Members of the Norwegian Parliament visit Luther


The Norwegian Delegates pose for a photo with President Ward. Photo courtesy of Danica Nolton, Luther College Photo Bureau.

On September 14, 2022, members of the Norwegian Parliament visited Luther to speak about Norway’s parliamentary system and the contemporary political issues Norway is facing. The 45-minute lecture was held in Olin 102. In total, there were 16 members of parliament in attendance. 


Both Parliament members who spoke, Lene Vågslid and Helge André Njåstad, are members of the Committee on Local Government and Public Administration, which handles matters regarding local government, immigration policies, housing policies, and regional planning. Vågslid is the acting committee chair, and Njåstad holds the position of first vice chair. In total, there are 15 members of the Committee on Local Government and Public Administration representing seven political parties. 


While in the United States, the Committee visited Minneapolis, San Francisco, Decorah, and Washington, D.C. The representatives made the trip to learn from other countries and visit places that have strong ties to Norway—like Decorah. Luther is one of those places, as it is home to the only endowed undergraduate Nordic Studies Center in the United States. Associate Professor of Nordic Studies Maren Johnson commented on the increased curiosity and connection between Norwegian and American culture.


“There continues to be strong interest among Norwegians and Americans to engage in dialogue with each other,” Johnson said. “The number of students who attended the lecture [and] the enthusiasm of the parliamentarians demonstrated a continued interest in conversation between these two populations, even though they are across the Atlantic from each other.”

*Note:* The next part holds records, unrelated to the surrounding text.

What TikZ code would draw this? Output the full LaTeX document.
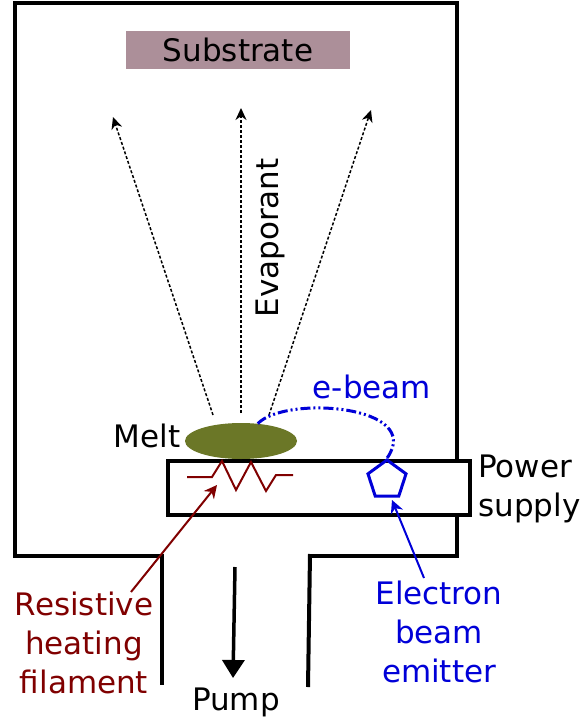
\documentclass[tikz,border=0pt]{standalone}
\usepackage{fontspec}
\setmainfont{DejaVu Sans}
\usepackage{xcolor}
\usetikzlibrary{shapes.geometric,arrows.meta}
\definecolor{substrate}{HTML}{AC8F99}
\definecolor{melt}{HTML}{6B7727}
\definecolor{heater}{HTML}{800000}
\definecolor{beam}{HTML}{0000D8}
\tikzset{
    label/.style={inner sep=0pt, align=center, font=\fontsize{31}{39.2}\selectfont},
    wall/.style={line width=4.5pt, line join=miter},
    vapour/.style={line width=1.5pt, dash pattern=on 3pt off 2pt, -{Stealth[length=12pt,width=11pt]}}
}

\begin{document}
\begin{tikzpicture}[x=1pt, y=-1pt]
        \useasboundingbox (0,0) rectangle (579,722);
        \fill[white] (0,0) rectangle (579,722);
        % chamber and pump duct
        \draw[wall] (162,556) -- (15,556) -- (15,3) -- (457,3) -- (457,556) -- (310,556);
        \draw[line width=4pt] (162,554) -- (162,685);
        \draw[line width=4pt] (310,554) -- (308,687);
        % stage
        \node[draw, fill=white, line width=4.5pt, minimum width=302pt, minimum height=54pt, inner sep=0pt] (supplybox) at (319,488) {};
        \node[fill=melt, ellipse, inner sep=0pt, minimum width=112pt, minimum height=36pt] (meltpool) at (241,441) {};
        \node[label, fill=substrate, minimum width=224pt, minimum height=38pt] (substrate) at (238,50) {Substrate};
        % evaporant
        \coordinate (leftfrom) at (213,415);
        \coordinate (leftto) at (113,117);
        \coordinate (midfrom) at (241,413);
        \coordinate (midto) at (241,108);
        \coordinate (rightfrom) at (269,415);
        \coordinate (rightto) at (371,110);
        \draw[vapour] (leftfrom) -- (leftto);
        \draw[vapour] (midfrom) -- (midto);
        \draw[vapour] (rightfrom) -- (rightto);
        \node[label, rotate=90] (evaporant) at (270,238) {Evaporant};
        % filament
        \draw[heater, line width=2pt] (187,477) -- (212,477) -- (222,461) -- (236,490) -- (251,462) -- (266,491) -- (276,475) -- (293,475);
        \coordinate (filamenttip) at (217,485);
        % emitter and beam
        \node[draw=beam, regular polygon, regular polygon sides=5, line width=3pt, minimum size=40pt, inner sep=0pt] (emitter) at (387,480) {};
        \draw[beam, line width=3pt, dash pattern=on 10pt off 3pt on 2pt off 3pt on 2pt off 3pt] (meltpool.46) .. controls (285,395) and (425,405) .. (emitter.corner 1);
        % labels
        \node[label] (meltlabel) at (147,436) {Melt};
        \node[label, text=beam] (beamlabel) at (372,387) {e-beam};
        \node[label, align=left, anchor=west] (supplylabel) at (478,489) {Power\\supply};
        \node[label, text=heater] (heaterlabel) at (84,643) {Resistive\\heating\\filament};
        \node[label, text=beam] (emitterlabel) at (439,632) {Electron\\beam\\emitter};
        \node[label] (pumplabel) at (236,702) {Pump};
        % pointers
        \coordinate (heaterfrom) at (131,592);
        \coordinate (emitterfrom) at (424,578);
        \coordinate (emitterto) at (392,500);
        \draw[heater, line width=2pt, -{Stealth[length=13pt,width=13pt]}] (heaterfrom) -- (filamenttip);
        \draw[beam, line width=2pt, -{Stealth[length=13pt,width=13pt]}] (emitterfrom) -- (emitterto);
        \coordinate (pumpfrom) at (235,567);
        \coordinate (pumpto) at (233,678);
        \draw[line width=3.5pt, -{Triangle[length=18pt,width=22pt]}] (pumpfrom) -- (pumpto);
    \end{tikzpicture}
\end{document}
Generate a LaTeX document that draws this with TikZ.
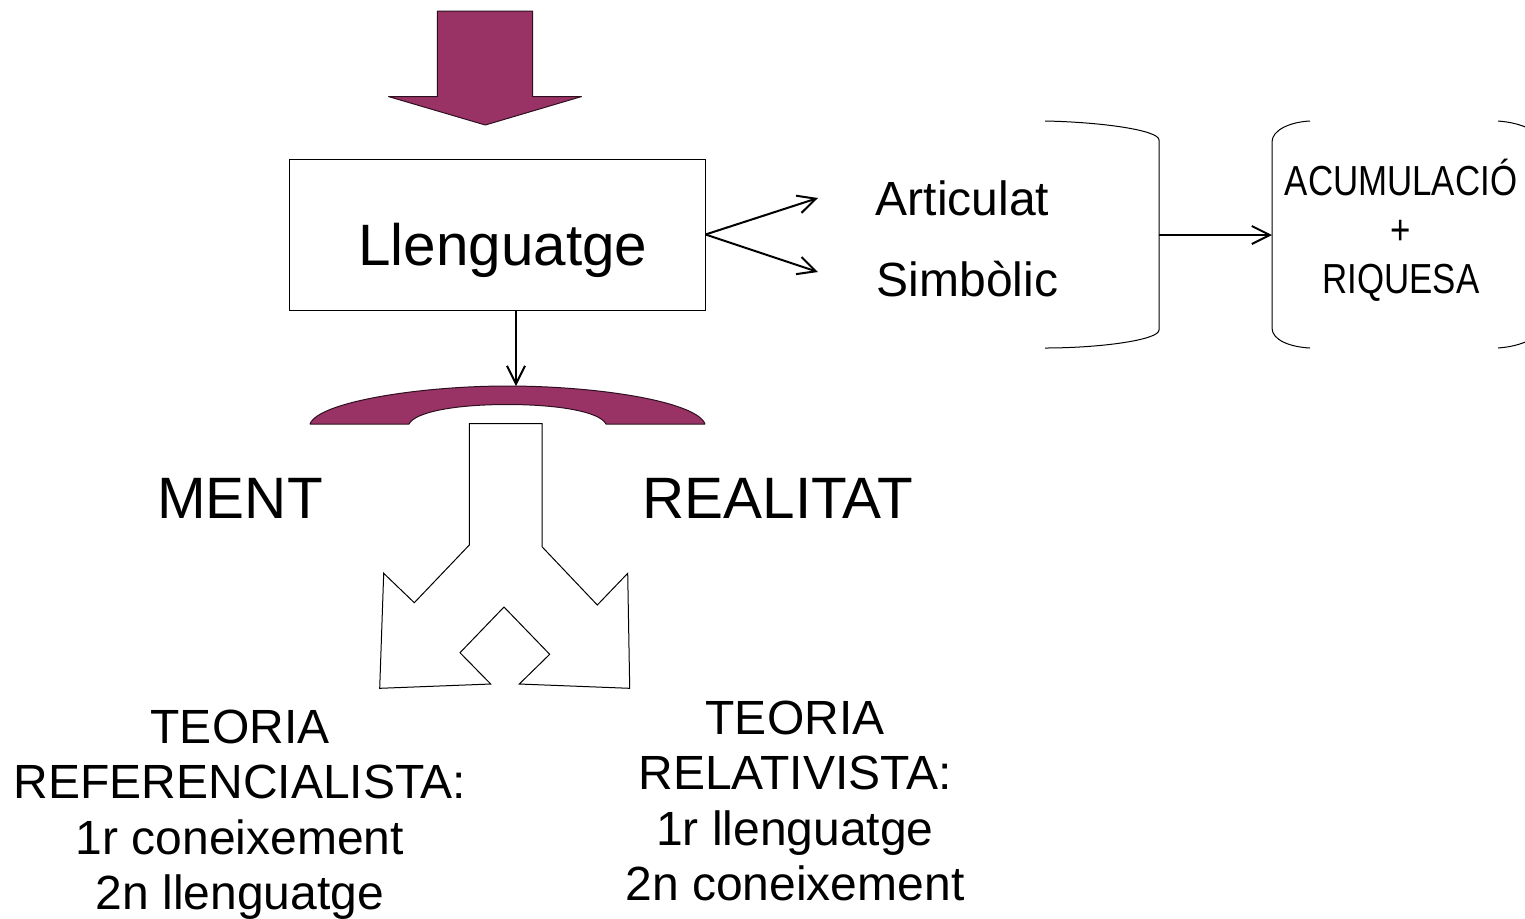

Vågslid, representing the residents of Telemark in southern Norway, spoke first on the structure of the Norwegian Parliamentary system. The system is divided into three branches–an executive, legislative, and judicial–and consists of 169 members who serve for four years. Norway also has a monarchy that serves in a ceremonial capacity. Njåstad, representing the constituency of Hordaland, followed Vågslid and explained their rationale for visiting the United States. Both Njåstad and Vågslid, as well as the other parliamentary members in attendance, spent part of their trip meeting with Norwegian companies operating in the United States.


Vågslid also discussed contemporary issues present in Norwegian political discourse. She pointed to the war in Ukraine and the aftermath of COVID-19 on young people’s mental health as prominent issues and went on to explain that Norway provides humanitarian aid and military support to Ukraine.


“It is a brutal and cynical war of aggression which we [Norway] condemn on the strongest possible terms,” Vågslid said. “So far, nearly 27,000 refugees have come to Norway from Ukraine.”


Following the lecture was a Q&A period where students asked questions on a variety of topics. Madeleine Brown (‘23), a Nordic studies major, attended the lecture and was interested in hearing the parliamentary members’ thoughts on climate change. Brown said she found policy comparisons on climate control, gun control and more between the United States and Norway were very fascinating to hear.


“I attended the lecture because events like these are important to my field of study, and I find them interesting overall,”Brown said. “I was fascinated by how their government policies are heavily focused on environmental sustainability and mental health. It was particularly interesting to see how these topics resonated with the student[s].”


Following their visit to Luther, the Committee members traveled to Washington, D.C. to meet with Congressional staff, the International Monetary Fund, and the World Bank. Discussions were centered around U.S. economic policy and the global economic outlook regarding inflation.